===== The data =====
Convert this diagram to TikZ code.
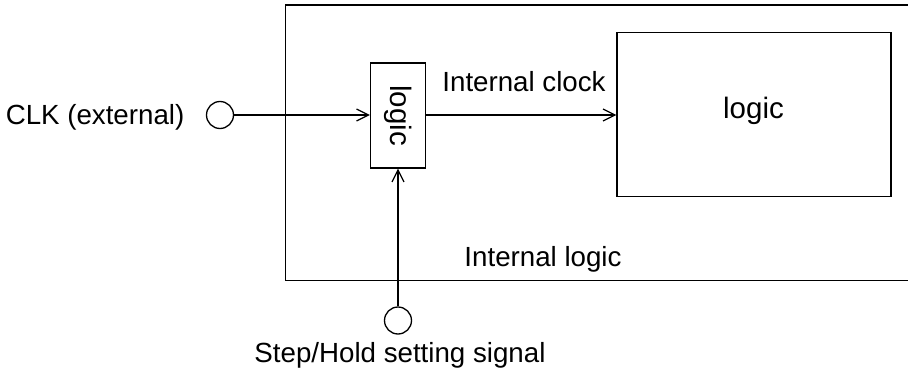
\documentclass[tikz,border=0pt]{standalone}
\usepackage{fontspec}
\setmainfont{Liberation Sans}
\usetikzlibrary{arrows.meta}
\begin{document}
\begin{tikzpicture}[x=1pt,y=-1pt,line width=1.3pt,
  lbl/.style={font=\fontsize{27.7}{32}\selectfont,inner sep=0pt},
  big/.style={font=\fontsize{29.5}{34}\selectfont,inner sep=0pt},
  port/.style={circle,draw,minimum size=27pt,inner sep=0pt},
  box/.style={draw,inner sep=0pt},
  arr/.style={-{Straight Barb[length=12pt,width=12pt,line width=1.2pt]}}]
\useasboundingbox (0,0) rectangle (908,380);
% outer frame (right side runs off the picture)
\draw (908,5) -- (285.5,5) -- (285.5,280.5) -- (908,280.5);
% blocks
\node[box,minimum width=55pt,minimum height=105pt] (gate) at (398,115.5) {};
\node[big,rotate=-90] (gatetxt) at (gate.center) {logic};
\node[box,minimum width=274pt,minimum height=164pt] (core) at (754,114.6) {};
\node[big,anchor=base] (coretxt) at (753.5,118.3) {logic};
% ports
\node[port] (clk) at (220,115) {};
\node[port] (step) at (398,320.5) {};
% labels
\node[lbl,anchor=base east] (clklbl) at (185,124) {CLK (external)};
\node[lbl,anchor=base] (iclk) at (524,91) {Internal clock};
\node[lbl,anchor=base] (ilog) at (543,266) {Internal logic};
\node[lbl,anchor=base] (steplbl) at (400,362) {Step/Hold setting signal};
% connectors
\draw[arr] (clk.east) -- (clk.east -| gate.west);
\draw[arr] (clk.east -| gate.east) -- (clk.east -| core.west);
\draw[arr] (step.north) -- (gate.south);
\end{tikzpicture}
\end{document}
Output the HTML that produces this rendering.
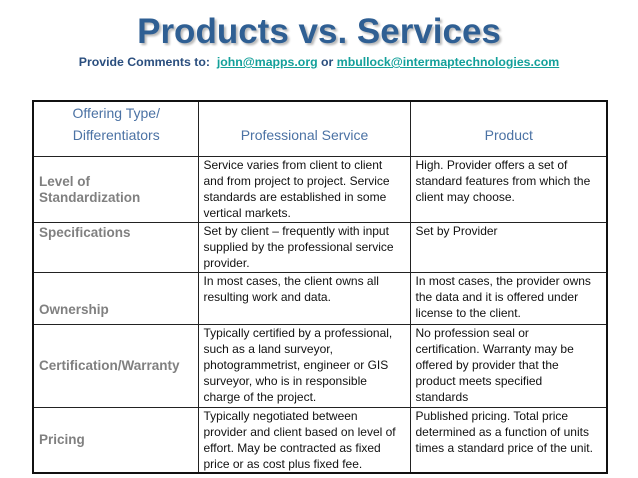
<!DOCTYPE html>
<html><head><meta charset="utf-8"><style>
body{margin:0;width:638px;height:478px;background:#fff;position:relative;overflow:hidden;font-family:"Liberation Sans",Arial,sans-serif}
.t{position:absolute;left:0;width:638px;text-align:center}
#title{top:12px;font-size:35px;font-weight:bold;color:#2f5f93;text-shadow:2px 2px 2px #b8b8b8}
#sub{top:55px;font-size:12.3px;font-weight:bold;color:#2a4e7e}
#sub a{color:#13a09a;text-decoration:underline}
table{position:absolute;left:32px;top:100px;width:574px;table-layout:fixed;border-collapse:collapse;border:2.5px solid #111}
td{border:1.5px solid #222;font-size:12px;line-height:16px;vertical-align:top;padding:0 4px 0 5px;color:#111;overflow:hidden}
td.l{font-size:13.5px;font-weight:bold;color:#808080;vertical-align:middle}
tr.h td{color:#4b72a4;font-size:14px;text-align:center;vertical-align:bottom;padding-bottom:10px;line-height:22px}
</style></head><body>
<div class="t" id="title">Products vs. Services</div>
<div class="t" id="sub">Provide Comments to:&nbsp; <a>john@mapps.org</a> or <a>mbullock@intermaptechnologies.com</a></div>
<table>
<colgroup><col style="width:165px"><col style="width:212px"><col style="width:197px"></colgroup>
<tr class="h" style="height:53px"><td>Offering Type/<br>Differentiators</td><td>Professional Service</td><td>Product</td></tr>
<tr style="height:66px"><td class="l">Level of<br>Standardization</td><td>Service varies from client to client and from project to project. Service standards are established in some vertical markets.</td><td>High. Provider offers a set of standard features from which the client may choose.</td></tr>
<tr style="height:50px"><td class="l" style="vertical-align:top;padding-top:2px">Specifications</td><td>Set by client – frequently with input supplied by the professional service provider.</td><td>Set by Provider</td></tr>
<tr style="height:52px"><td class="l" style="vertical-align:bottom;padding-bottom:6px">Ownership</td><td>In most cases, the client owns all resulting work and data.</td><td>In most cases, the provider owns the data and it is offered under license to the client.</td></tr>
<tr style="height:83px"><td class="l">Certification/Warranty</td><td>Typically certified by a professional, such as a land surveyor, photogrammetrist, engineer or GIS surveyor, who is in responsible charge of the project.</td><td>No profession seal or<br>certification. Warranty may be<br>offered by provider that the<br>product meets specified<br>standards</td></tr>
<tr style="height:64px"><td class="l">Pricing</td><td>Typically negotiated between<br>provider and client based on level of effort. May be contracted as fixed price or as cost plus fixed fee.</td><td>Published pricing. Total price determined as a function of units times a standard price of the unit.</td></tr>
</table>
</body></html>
=====
_The task_: Copy the entries above faithfully and omit every image.

_Task output_:
Convert this diagram to TikZ code.
\documentclass[tikz,border=0pt]{standalone}
\usepackage{fontspec}
\setmainfont{Liberation Sans}
\usetikzlibrary{arrows.meta}
\begin{document}
\begin{tikzpicture}[x=1pt,y=-1pt,line width=1.3pt,
  lbl/.style={font=\fontsize{27.7}{32}\selectfont,inner sep=0pt},
  big/.style={font=\fontsize{29.5}{34}\selectfont,inner sep=0pt},
  port/.style={circle,draw,minimum size=27pt,inner sep=0pt},
  box/.style={draw,inner sep=0pt},
  arr/.style={-{Straight Barb[length=12pt,width=12pt,line width=1.2pt]}}]
\useasboundingbox (0,0) rectangle (908,380);
% outer frame (right side runs off the picture)
\draw (908,5) -- (285.5,5) -- (285.5,280.5) -- (908,280.5);
% blocks
\node[box,minimum width=55pt,minimum height=105pt] (gate) at (398,115.5) {};
\node[big,rotate=-90] (gatetxt) at (gate.center) {logic};
\node[box,minimum width=274pt,minimum height=164pt] (core) at (754,114.6) {};
\node[big,anchor=base] (coretxt) at (753.5,118.3) {logic};
% ports
\node[port] (clk) at (220,115) {};
\node[port] (step) at (398,320.5) {};
% labels
\node[lbl,anchor=base east] (clklbl) at (185,124) {CLK (external)};
\node[lbl,anchor=base] (iclk) at (524,91) {Internal clock};
\node[lbl,anchor=base] (ilog) at (543,266) {Internal logic};
\node[lbl,anchor=base] (steplbl) at (400,362) {Step/Hold setting signal};
% connectors
\draw[arr] (clk.east) -- (clk.east -| gate.west);
\draw[arr] (clk.east -| gate.east) -- (clk.east -| core.west);
\draw[arr] (step.north) -- (gate.south);
\end{tikzpicture}
\end{document}
Output the HTML that produces this rendering.
<!DOCTYPE html>
<html><head><meta charset="utf-8"><style>
body{margin:0;width:638px;height:478px;background:#fff;position:relative;overflow:hidden;font-family:"Liberation Sans",Arial,sans-serif}
.t{position:absolute;left:0;width:638px;text-align:center}
#title{top:12px;font-size:35px;font-weight:bold;color:#2f5f93;text-shadow:2px 2px 2px #b8b8b8}
#sub{top:55px;font-size:12.3px;font-weight:bold;color:#2a4e7e}
#sub a{color:#13a09a;text-decoration:underline}
table{position:absolute;left:32px;top:100px;width:574px;table-layout:fixed;border-collapse:collapse;border:2.5px solid #111}
td{border:1.5px solid #222;font-size:12px;line-height:16px;vertical-align:top;padding:0 4px 0 5px;color:#111;overflow:hidden}
td.l{font-size:13.5px;font-weight:bold;color:#808080;vertical-align:middle}
tr.h td{color:#4b72a4;font-size:14px;text-align:center;vertical-align:bottom;padding-bottom:10px;line-height:22px}
</style></head><body>
<div class="t" id="title">Products vs. Services</div>
<div class="t" id="sub">Provide Comments to:&nbsp; <a>john@mapps.org</a> or <a>mbullock@intermaptechnologies.com</a></div>
<table>
<colgroup><col style="width:165px"><col style="width:212px"><col style="width:197px"></colgroup>
<tr class="h" style="height:53px"><td>Offering Type/<br>Differentiators</td><td>Professional Service</td><td>Product</td></tr>
<tr style="height:66px"><td class="l">Level of<br>Standardization</td><td>Service varies from client to client and from project to project. Service standards are established in some vertical markets.</td><td>High. Provider offers a set of standard features from which the client may choose.</td></tr>
<tr style="height:50px"><td class="l" style="vertical-align:top;padding-top:2px">Specifications</td><td>Set by client – frequently with input supplied by the professional service provider.</td><td>Set by Provider</td></tr>
<tr style="height:52px"><td class="l" style="vertical-align:bottom;padding-bottom:6px">Ownership</td><td>In most cases, the client owns all resulting work and data.</td><td>In most cases, the provider owns the data and it is offered under license to the client.</td></tr>
<tr style="height:83px"><td class="l">Certification/Warranty</td><td>Typically certified by a professional, such as a land surveyor, photogrammetrist, engineer or GIS surveyor, who is in responsible charge of the project.</td><td>No profession seal or<br>certification. Warranty may be<br>offered by provider that the<br>product meets specified<br>standards</td></tr>
<tr style="height:64px"><td class="l">Pricing</td><td>Typically negotiated between<br>provider and client based on level of effort. May be contracted as fixed price or as cost plus fixed fee.</td><td>Published pricing. Total price determined as a function of units times a standard price of the unit.</td></tr>
</table>
</body></html>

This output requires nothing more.